もともと添乗員は男性だった! 修学旅行ほか「団体旅行」の知られざる歴史と進化
#文化 #旅行
今や少人数の旅行が中心に見えるが……
──60年代くらいまでは旅行自体も、それに付随する諸々の手配も体力勝負だったこともあって、添乗員もほぼ男性だったそうですね。現在のように「添乗員といえば女性」に変化したのは、交通手段が安全・快適になって旅がラクになったこと、女性が働く主体と消費主体になって旅の女性客が増加したこととパラレルの現象だったと。
山本 もともと旅行会社にとって「添乗」というものは、団体旅行の営業担当による「旅に付随する諸々を提供しますよ」というビフォアサービスであり、アフターサービスだったんですね。

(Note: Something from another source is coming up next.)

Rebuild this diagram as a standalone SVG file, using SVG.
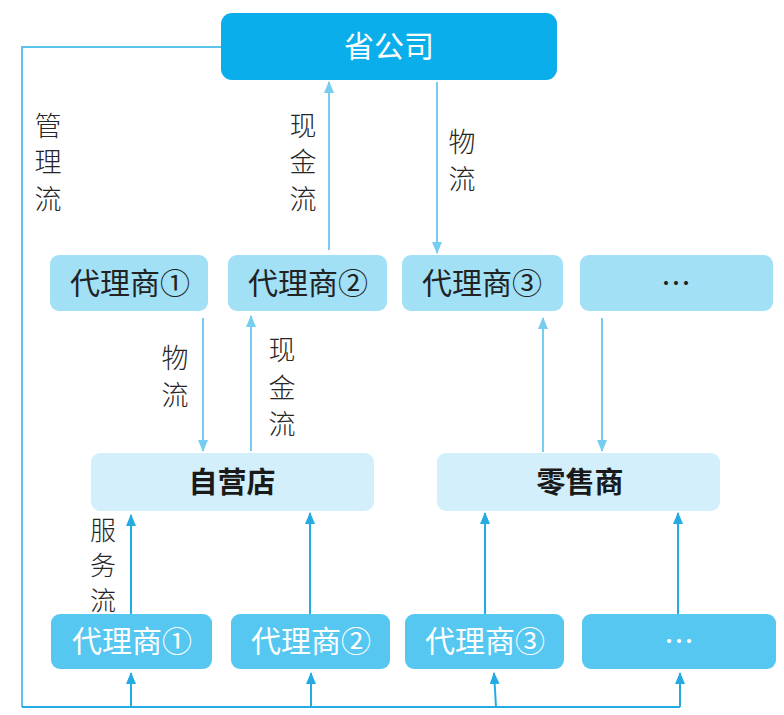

それが、旅行需要が増加するにしたがって、営業職の人間が添乗で出かけてしまうと、その間は営業担当者が留守になって業務に支障が生じる──かつては携帯電話もありませんから、その人が会社にいないと連絡が取れなくなってしまう──ということで、営業から添乗の仕事を分離するようになった。そこから添乗のスペシャリストを養成する動きが活発化し、旅行形態の多様化とともに、男性だけでなく女性の添乗員も必要とされるようになってきた。女性の添乗員は、1972年に近畿日本ツーリストが海外旅行向けに「ホリデイガール」と称して女性添乗員を養成したのが最初でした。
──旅が安全で快適なものになり、旅券や宿泊施設の手配が簡単になると、旅行は団体中心のものから、今日そうであるように少人数中心のものになっていきました。
山本 しかし、実は宿泊予約にしろ、列車や飛行機のチケットにしろ、団体旅行で培われたノウハウが個人旅行にも応用されています。例えば、パッケージ旅行は旅行形態の上では「個人旅行」ですが、団体旅行用に作られた宿泊予約や交通チケット手配のシステムが利用されています。利用者の多くが「個人で旅行を手配している」気になっているインターネット予約でも、実際にはインターネット上の旅行会社によって管理されている。そういう意味で団体旅行の歴史は、その後の少人数主体の旅行にまでつながっています。